Jon Oringer said that in Q1 2015 they accepted about 5 million new images into the collection, but rejected about 3 million of those submitted. That is a 62% acceptance rate. For all of 2014 the acceptance rate was 58%. On www.microstockgroup.com
there are over 700 comments - many of them very extensive - from experienced contributors that detail how erratic and unpredictable the image reviewing process has become.
Added to the above problems the photographer must also consider the useful life of images. As collections get larger and larger useful life gets shorter. Here’s why.
It seems logical that any image search algorithm would employ some combination of new images
and best selling images
Unfortunately, there are a limited number of words that can be used to describe images. This is particularly true of the best selling subject matter.

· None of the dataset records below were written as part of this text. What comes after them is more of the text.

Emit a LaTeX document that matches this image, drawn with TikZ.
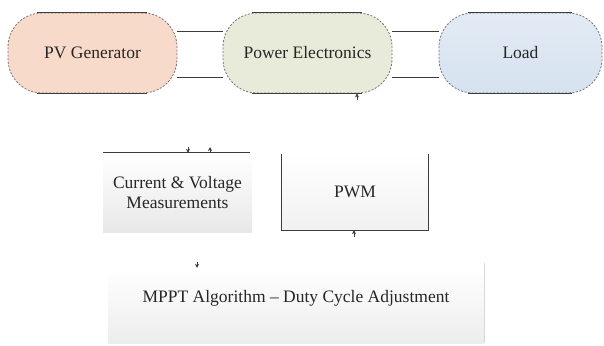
\documentclass[tikz,border=0pt]{standalone}
\usepackage{fontspec}
\setmainfont{Liberation Serif}
\usetikzlibrary{arrows.meta,backgrounds}
\definecolor{pvfill}{RGB}{248,218,202}
\definecolor{pefill}{RGB}{233,235,218}
\definecolor{loadfill}{RGB}{214,226,240}
\definecolor{edgec}{RGB}{60,60,60}
\definecolor{dashc}{RGB}{115,115,115}
\definecolor{boxbot}{RGB}{232,232,232}
\definecolor{faint}{RGB}{215,215,215}
\begin{document}
\begin{tikzpicture}[x=1pt,y=-1pt,
  font=\fontsize{17.5}{20}\selectfont,
  blob/.style={draw=dashc, dash pattern=on 2pt off 1.6pt, line width=0.8pt,
    rounded corners=34pt, inner sep=0pt, minimum height=80pt, text=black!85},
  graybox/.style={draw=none, inner sep=0pt, top color=white, bottom color=boxbot,
    align=center, text=black!85},
  edgeln/.style={draw=edgec, line width=1.1pt},
  conn/.style={draw=edgec, line width=1pt},
  tipmark/.style={draw=edgec, line width=0.5pt, -{Stealth[length=4pt,width=4pt]}}
]
\useasboundingbox (0,0) rectangle (604,345);

% top row
\node[blob, fill=pvfill, minimum width=169pt] (pv) at (92.5,53) {PV Generator};
\node[blob, fill=pefill, minimum width=169pt] (pe) at (307.5,53) {Power Electronics};
\node[blob, top color=loadfill!70!white, bottom color=loadfill, minimum width=163pt] (load) at (520.5,53) {Load};

\foreach \n in {pv,pe,load}{
  \draw[edgeln] ([xshift=29pt]\n.north west) -- ([xshift=-30pt]\n.north east);
  \draw[edgeln] ([xshift=29pt]\n.south west) -- ([xshift=-30pt]\n.south east);
}

\begin{scope}[on background layer]
  \draw[conn] ([yshift=21.5pt]pv.east) -- ([yshift=21.5pt]pe.west);
  \draw[conn] ([yshift=-24.5pt]pv.east) -- ([yshift=-24.5pt]pe.west);
  \draw[conn] ([yshift=21.5pt]pe.east) -- ([yshift=21.5pt]load.west);
  \draw[conn] ([yshift=-24.5pt]pe.east) -- ([yshift=-24.5pt]load.west);
\end{scope}

% middle row
\node[graybox, minimum width=149pt, minimum height=79pt] (cvm) at (177.5,192.5)
  {Current \& Voltage\\Measurements};
\draw[edgeln] (cvm.north west) -- ([xshift=-2pt]cvm.north east);

\node[graybox, top color=white, bottom color=boxbot!60!white, minimum width=146pt, minimum height=76pt] (pwm) at (355,192) {PWM};
\draw[edgeln] (pwm.north west) -- (pwm.south west) -- (pwm.south east) -- (pwm.north east);

% bottom box
\node[graybox, top color=white, bottom color=boxbot!80!white, minimum width=376pt, minimum height=75pt] (mppt) at (296,305.5) {};
\node[text=black!85] (mpptlabel) at (296,298) {MPPT Algorithm – Duty Cycle Adjustment};
\draw[faint, line width=0.8pt] ([yshift=5pt]mppt.north east) -- (mppt.south east);

% small arrow tips (remnants of connectors)
\coordinate (m1) at (188,147);
\coordinate (m2) at (210,147);
\coordinate (m3) at (357,100);
\coordinate (m4) at (354,237);
\coordinate (m5) at (197,262);
\draw[tipmark] (m1) -- (m1 |- cvm.north);
\draw[tipmark] (m2 |- cvm.north) -- (m2);
\draw[tipmark] (m3) -- (m3 |- pe.south);
\draw[tipmark] (m4) -- (m4 |- pwm.south);
\draw[tipmark] (m5) -- (m5 |- mppt.north);
\end{tikzpicture}
\end{document}
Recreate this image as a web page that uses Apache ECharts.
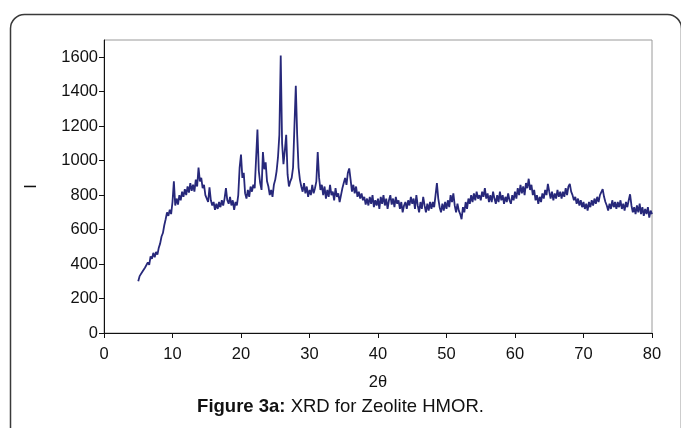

Sometimes it is possible to ad words that describe minor elements of an image, but then the image creator has to hope that the customer will think to use that word when searching. Often customers are reluctant to use very specific words for fear they will narrow their search too much. In such a case they could miss a good image that was keyworded more generically.
The end result is that in a large database most searches return thousands of images. This is many more than any customer is willing to review. Most customers are unwilling to look at more than a few hundred of the images returned in any search, before they pick one, change the search or go somewhere else. If an image is the 1000th, or lower, in a search return it might as well not exist for that customer because almost no one is going review that many images.
Hundreds of people are uploading new images of the most popular subjects every day. Many may not be as good, or useful, as images already in the collection, but they are likely to be shown near the top for a brief period of time. If they are not selected, almost immediately, they will get pushed down in favor of newer images. The more images added daily the shorter useful life is likely to be. Even images that are downloaded a few times will in a short time get pushed below the point that customers will review.
It is hard to conceive of a way to solve this problem other than non-biased human editing, but such editing costs money.
Thus, as collections get larger and larger this works to the disadvantage of image creators. It is not clear that larger and larger collections are even in the best interest of customers.